Le 30 mars, le Conseil de sécurité des Nations Unies a salué la Commission du Bassin du lac Tchad, dont l’action est "digne d’éloge". Pour Roland Marchal, chargé de recherche au CNRS, il était important que l’initiative sécuritaire s’organise au plus près de la menace. "Boko Haram est un problème, pas exactement transnational, mais qui a en tout cas un impact régional important autour du Lac Tchad.

Le groupe fait régner l’insécurité au Nord du Cameroun, il nuit aux importations du Tchad et menace le pipeline entre les deux pays. Les pays de la coalition protègent leurs propres intérêts en intervenant. Mais ce qui manque aujourd’hui, c’est une réponse politique, voire économique, pour stabiliser la région », souligne le chercheur.
 
"Boko Haram, un mouvement social qui s'est radicalisé"
Première économie du continent en termes de PIB, le Nigeria n’en est pas moins miné par les inégalités, qui alimentent les tensions. Loin de profiter des richesses pétrolières essentiellement localisées dans le Sud, la région du Nord-Est est la plus pauvre et la moins alphabétisée du pays : 70% de la population vit avec moins d’un dollar par jour.

Un terreau fertile, sur lequel prospère et recrute le groupe islamiste. "Avant d’être un mouvement terroriste, Boko Haram est d’abord un mouvement social, qui répond à des revendications assez anciennes", rappelle Roland Marchal.

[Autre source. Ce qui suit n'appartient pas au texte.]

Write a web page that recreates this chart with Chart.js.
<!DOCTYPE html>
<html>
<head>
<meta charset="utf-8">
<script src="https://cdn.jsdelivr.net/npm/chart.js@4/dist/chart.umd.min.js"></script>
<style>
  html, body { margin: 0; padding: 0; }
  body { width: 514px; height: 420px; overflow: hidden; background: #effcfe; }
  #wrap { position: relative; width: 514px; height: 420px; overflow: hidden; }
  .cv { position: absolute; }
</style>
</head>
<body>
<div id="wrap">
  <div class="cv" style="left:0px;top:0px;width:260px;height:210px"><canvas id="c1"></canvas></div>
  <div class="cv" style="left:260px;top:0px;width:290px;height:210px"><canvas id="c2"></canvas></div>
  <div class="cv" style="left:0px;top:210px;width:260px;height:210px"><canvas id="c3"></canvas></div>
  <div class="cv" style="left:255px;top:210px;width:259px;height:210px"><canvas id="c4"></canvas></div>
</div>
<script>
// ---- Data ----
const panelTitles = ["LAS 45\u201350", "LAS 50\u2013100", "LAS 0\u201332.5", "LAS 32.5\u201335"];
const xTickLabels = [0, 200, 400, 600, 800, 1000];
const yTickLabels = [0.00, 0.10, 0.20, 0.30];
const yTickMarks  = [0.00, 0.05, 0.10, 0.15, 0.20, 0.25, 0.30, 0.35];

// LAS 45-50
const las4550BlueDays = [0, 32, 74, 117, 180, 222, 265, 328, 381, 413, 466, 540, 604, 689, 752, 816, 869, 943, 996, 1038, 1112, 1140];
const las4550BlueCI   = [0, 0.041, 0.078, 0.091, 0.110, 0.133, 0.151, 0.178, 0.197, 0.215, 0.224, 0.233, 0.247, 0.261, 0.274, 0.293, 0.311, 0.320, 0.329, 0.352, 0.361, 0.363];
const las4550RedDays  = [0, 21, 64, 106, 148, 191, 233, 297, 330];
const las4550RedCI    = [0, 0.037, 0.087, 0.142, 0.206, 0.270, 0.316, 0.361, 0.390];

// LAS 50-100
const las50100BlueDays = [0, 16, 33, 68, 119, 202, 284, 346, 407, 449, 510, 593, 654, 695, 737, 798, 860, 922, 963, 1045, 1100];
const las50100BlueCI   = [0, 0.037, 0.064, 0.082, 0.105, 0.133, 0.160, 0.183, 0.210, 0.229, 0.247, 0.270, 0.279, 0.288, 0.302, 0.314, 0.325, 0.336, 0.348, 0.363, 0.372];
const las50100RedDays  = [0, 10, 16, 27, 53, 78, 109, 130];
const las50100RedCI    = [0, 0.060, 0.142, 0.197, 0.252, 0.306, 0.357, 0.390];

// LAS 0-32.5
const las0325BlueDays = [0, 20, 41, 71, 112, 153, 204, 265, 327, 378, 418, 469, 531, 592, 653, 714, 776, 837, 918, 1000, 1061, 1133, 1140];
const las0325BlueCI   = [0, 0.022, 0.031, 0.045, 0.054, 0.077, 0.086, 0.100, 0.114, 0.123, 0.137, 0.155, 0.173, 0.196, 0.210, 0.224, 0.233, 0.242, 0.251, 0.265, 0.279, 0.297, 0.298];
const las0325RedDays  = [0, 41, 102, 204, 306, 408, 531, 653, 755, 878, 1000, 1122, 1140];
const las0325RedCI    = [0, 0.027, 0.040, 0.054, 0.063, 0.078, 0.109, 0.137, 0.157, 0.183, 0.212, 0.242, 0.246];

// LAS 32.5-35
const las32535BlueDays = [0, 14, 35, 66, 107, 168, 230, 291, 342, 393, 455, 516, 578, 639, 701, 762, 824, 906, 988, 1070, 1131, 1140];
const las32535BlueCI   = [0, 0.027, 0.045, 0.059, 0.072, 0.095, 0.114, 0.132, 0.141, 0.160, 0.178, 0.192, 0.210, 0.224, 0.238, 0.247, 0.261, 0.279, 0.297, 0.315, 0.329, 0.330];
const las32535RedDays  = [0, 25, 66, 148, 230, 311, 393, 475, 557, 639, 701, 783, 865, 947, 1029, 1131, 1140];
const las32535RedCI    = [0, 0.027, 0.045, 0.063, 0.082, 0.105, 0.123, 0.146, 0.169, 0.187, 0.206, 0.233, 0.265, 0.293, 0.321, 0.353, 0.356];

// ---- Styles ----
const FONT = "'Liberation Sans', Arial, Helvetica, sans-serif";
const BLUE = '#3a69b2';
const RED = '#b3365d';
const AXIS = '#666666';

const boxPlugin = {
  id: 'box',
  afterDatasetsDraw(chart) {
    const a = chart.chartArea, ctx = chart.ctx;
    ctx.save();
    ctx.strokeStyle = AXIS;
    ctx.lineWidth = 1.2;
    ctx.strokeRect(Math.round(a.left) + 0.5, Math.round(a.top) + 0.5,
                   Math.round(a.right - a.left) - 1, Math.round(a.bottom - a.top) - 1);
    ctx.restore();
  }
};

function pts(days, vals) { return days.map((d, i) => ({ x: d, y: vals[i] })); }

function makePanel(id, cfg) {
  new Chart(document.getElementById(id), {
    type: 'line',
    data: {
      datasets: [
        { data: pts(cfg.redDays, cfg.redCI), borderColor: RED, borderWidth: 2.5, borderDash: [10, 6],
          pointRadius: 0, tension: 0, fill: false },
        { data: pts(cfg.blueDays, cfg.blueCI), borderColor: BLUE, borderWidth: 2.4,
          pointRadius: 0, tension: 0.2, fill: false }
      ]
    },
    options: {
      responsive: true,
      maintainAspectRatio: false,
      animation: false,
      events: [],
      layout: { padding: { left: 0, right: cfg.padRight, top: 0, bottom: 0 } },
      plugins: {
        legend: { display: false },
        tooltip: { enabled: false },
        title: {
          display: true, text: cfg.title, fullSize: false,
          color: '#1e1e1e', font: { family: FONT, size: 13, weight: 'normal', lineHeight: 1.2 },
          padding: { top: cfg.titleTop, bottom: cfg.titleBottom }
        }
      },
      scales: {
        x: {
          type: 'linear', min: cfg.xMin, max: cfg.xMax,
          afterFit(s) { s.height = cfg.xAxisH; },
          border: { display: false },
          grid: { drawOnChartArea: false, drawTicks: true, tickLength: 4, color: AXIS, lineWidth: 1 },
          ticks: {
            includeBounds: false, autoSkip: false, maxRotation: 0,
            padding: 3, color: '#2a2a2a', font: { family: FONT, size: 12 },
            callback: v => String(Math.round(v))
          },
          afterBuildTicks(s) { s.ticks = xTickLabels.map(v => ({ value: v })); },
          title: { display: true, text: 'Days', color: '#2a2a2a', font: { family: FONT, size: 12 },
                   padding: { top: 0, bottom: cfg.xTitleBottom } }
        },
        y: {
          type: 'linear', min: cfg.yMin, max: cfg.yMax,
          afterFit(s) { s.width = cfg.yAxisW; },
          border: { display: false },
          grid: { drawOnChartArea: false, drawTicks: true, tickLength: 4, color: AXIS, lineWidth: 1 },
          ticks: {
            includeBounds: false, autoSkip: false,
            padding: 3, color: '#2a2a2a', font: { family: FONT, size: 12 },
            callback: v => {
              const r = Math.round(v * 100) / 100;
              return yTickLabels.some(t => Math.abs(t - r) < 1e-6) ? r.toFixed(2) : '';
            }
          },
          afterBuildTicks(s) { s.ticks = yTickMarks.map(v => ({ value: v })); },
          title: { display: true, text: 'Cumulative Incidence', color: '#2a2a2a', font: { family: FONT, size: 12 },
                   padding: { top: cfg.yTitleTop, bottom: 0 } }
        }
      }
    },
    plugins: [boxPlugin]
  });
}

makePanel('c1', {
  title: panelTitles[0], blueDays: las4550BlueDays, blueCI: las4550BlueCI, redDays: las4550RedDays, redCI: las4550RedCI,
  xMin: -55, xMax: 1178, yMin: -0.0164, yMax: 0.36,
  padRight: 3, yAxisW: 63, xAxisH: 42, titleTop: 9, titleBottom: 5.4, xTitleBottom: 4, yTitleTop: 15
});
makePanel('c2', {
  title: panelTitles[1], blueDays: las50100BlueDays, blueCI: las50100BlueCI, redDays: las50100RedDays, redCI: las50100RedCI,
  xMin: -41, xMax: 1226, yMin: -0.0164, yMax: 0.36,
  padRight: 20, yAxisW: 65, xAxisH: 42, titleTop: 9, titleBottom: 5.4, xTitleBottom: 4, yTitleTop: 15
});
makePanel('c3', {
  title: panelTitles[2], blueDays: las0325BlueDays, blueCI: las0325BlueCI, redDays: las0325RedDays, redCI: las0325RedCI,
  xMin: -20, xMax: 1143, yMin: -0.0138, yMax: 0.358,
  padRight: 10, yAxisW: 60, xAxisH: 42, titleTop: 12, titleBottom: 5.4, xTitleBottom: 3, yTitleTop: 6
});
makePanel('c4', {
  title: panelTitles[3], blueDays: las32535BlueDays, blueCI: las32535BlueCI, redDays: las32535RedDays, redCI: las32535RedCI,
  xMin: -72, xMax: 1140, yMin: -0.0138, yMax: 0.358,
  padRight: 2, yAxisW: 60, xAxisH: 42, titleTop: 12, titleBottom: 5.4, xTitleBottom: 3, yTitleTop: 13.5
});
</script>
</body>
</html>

Né dans les années 2000, Boko Haram est d’abord animé par des revendications anticoloniales et cherche à imposer la charia. Dans les années 2009-2010, une répression brutale est menée et son chef, Mohammed Yusuf, est assassiné. C’est là que la confrontation se radicalise et que la secte adopte le répertoire de violence qu’on lui connait aujourd’hui.
 
Déjà en 2013, l’ancien président Olusegun Obasanjo s’interrogeait : "Ces problèmes ne peuvent pas être résolus avec le seul bâton. Il faut trouver des solutions au problème de la pauvreté, du chômage. Boko Haram n’existait pas il y a dix ans, alors comment s’est-il développé ? Nous devons identifier les causes profondes".

Une réponse globale insuffisante, qui resterait au stade militaire, pourrait amener Boko Haram à utiliser des modes d’action différents. "Il y a eu des victoires militaires importantes. Mais le mouvement, qui bénéficie d’un fort ancrage social, peut renaître, même différemment.

C’est ce qui s’est passé avec les insurrections maliennes, toujours présentes sur le plan politique, ou somaliennes, qui représentent toujours une menace militaire et terroriste", souligne Roland Marchal. L’avenir dépendra donc de la capacité du nouveau président, Muhammadu Buhari, à proposer une solution politique sur le long terme et  éviter les erreurs du passé.